* _What you have to do_
Set the lines down again exactly, first line through the line that contains "0.964, 0.967, 0.968];", with no pictures.

--*--

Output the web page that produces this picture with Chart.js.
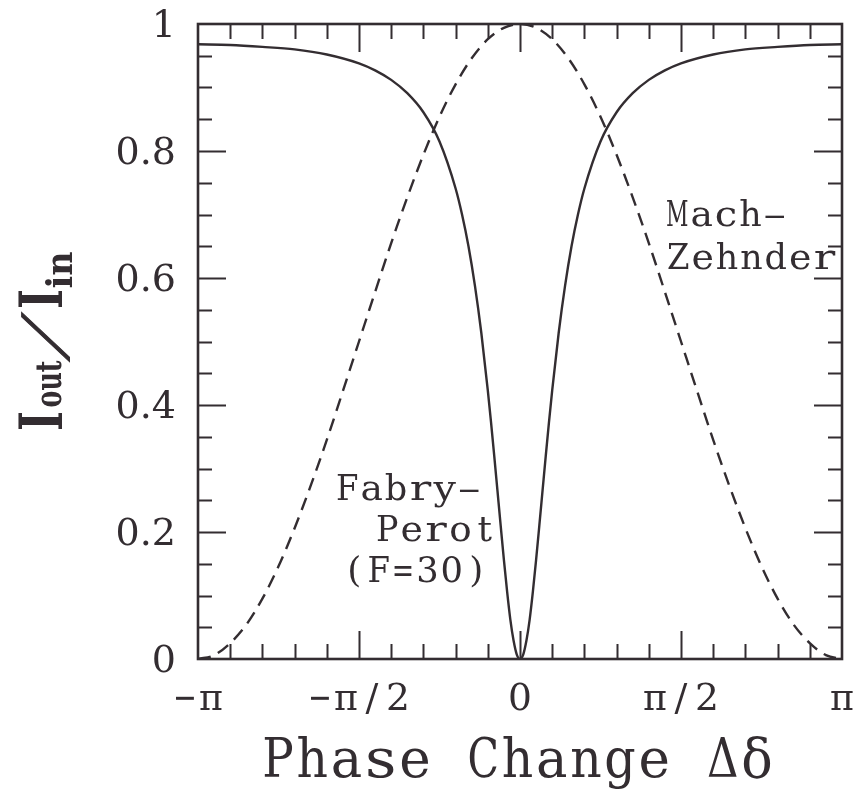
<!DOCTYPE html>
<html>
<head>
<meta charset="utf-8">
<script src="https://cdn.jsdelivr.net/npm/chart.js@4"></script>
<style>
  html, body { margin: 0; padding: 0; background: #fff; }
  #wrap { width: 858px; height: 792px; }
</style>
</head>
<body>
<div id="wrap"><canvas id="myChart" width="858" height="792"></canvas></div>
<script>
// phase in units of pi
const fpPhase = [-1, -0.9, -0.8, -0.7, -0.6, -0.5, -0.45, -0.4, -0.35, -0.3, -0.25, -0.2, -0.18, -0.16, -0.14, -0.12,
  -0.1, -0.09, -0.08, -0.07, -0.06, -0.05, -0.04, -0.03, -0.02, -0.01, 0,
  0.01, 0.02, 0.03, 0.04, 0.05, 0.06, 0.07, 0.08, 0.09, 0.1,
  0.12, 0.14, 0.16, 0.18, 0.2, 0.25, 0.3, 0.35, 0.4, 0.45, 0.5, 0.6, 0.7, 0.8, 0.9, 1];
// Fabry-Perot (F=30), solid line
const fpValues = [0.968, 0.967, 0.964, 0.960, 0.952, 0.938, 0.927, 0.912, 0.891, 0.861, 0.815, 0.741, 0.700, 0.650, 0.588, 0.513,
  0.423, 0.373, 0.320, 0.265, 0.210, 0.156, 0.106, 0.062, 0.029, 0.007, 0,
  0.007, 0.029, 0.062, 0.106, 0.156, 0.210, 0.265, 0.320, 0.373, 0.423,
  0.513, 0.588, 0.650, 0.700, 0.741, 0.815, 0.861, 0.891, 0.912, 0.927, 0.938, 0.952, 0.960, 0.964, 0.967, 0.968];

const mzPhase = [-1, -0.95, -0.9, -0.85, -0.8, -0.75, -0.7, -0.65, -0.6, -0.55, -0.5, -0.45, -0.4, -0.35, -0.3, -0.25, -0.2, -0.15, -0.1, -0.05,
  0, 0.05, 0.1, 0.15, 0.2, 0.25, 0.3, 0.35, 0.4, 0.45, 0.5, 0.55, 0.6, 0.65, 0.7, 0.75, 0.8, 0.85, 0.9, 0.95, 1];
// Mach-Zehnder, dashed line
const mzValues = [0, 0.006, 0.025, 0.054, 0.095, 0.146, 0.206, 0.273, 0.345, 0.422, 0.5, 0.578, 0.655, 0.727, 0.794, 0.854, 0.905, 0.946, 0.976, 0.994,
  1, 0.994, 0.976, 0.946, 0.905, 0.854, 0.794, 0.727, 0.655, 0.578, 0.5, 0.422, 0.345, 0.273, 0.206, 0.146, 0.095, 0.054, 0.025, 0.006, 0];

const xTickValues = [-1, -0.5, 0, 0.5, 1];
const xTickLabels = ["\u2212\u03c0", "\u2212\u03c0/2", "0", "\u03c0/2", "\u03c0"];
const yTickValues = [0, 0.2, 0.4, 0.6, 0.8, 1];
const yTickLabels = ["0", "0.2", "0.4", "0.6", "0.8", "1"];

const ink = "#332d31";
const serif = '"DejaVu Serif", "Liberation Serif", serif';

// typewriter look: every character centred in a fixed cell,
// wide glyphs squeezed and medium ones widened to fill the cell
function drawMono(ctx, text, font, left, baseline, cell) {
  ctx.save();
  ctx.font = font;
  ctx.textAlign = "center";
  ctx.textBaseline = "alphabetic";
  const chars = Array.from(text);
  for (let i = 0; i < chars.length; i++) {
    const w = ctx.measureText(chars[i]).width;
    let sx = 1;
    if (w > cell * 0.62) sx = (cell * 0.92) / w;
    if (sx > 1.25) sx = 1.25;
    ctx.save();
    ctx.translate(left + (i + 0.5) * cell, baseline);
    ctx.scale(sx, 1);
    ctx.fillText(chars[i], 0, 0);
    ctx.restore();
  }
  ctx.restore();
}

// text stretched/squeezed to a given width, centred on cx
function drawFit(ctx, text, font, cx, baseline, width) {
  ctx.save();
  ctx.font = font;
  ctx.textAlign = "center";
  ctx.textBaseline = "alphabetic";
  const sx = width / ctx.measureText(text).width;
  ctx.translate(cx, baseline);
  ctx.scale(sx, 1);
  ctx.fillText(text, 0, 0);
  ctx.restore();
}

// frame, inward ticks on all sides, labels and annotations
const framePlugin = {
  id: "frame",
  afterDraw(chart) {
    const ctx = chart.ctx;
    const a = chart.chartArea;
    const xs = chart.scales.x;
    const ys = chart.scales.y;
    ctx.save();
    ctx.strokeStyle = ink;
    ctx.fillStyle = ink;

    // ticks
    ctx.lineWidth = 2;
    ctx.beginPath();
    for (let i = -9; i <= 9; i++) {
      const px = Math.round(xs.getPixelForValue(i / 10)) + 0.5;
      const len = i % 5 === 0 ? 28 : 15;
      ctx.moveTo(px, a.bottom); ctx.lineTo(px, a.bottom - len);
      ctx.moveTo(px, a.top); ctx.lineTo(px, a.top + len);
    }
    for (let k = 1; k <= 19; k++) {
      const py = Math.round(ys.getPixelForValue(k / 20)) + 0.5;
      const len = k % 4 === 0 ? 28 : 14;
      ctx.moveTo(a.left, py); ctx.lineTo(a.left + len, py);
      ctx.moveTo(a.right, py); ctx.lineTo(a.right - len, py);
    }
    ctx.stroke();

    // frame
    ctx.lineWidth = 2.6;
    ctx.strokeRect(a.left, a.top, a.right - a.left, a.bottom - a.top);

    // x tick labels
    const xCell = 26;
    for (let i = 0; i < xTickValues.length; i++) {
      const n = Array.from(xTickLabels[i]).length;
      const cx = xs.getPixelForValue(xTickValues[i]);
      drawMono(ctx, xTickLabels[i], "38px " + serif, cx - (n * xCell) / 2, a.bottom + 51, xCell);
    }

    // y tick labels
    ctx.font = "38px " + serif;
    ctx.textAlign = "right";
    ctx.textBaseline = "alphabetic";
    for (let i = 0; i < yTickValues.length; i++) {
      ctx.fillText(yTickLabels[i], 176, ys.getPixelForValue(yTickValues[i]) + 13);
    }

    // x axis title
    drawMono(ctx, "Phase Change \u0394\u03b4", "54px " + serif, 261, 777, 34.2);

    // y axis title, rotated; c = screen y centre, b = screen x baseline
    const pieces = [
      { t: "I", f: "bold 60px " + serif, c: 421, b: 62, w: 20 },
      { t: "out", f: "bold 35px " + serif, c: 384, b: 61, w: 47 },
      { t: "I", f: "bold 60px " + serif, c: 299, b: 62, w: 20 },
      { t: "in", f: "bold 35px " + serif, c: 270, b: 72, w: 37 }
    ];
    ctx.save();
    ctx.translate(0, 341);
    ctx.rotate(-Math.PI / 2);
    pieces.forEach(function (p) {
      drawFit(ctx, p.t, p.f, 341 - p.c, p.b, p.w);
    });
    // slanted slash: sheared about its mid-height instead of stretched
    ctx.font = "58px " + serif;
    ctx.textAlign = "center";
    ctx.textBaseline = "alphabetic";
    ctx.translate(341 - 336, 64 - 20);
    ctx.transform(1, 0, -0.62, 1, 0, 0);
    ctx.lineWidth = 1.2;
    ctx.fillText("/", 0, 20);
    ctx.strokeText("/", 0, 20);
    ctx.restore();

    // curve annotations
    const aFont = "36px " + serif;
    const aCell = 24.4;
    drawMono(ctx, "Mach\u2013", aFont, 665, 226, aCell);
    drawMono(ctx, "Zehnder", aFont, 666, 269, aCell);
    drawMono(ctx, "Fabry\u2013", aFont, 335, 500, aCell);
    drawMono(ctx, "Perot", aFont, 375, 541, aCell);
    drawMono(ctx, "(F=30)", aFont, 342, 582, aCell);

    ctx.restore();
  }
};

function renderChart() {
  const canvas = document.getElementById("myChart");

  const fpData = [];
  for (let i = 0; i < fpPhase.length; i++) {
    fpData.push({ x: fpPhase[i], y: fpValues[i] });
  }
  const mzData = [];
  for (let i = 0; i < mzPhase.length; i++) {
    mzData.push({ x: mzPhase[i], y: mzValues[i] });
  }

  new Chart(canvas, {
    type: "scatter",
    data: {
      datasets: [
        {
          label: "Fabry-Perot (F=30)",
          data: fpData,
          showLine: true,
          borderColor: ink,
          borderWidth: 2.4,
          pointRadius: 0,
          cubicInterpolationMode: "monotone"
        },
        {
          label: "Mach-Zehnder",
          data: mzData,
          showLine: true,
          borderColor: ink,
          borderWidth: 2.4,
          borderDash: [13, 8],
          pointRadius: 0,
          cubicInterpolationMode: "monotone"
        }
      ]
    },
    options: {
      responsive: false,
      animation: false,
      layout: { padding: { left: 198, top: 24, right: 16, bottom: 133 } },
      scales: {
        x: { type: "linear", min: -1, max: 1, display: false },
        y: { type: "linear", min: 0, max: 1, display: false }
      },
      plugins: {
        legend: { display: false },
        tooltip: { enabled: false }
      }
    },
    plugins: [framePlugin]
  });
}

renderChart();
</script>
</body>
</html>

--*--

* _The output_
Output the web page that produces this picture with Chart.js.
<!DOCTYPE html>
<html>
<head>
<meta charset="utf-8">
<script src="https://cdn.jsdelivr.net/npm/chart.js@4"></script>
<style>
  html, body { margin: 0; padding: 0; background: #fff; }
  #wrap { width: 858px; height: 792px; }
</style>
</head>
<body>
<div id="wrap"><canvas id="myChart" width="858" height="792"></canvas></div>
<script>
// phase in units of pi
const fpPhase = [-1, -0.9, -0.8, -0.7, -0.6, -0.5, -0.45, -0.4, -0.35, -0.3, -0.25, -0.2, -0.18, -0.16, -0.14, -0.12,
  -0.1, -0.09, -0.08, -0.07, -0.06, -0.05, -0.04, -0.03, -0.02, -0.01, 0,
  0.01, 0.02, 0.03, 0.04, 0.05, 0.06, 0.07, 0.08, 0.09, 0.1,
  0.12, 0.14, 0.16, 0.18, 0.2, 0.25, 0.3, 0.35, 0.4, 0.45, 0.5, 0.6, 0.7, 0.8, 0.9, 1];
// Fabry-Perot (F=30), solid line
const fpValues = [0.968, 0.967, 0.964, 0.960, 0.952, 0.938, 0.927, 0.912, 0.891, 0.861, 0.815, 0.741, 0.700, 0.650, 0.588, 0.513,
  0.423, 0.373, 0.320, 0.265, 0.210, 0.156, 0.106, 0.062, 0.029, 0.007, 0,
  0.007, 0.029, 0.062, 0.106, 0.156, 0.210, 0.265, 0.320, 0.373, 0.423,
  0.513, 0.588, 0.650, 0.700, 0.741, 0.815, 0.861, 0.891, 0.912, 0.927, 0.938, 0.952, 0.960, 0.964, 0.967, 0.968];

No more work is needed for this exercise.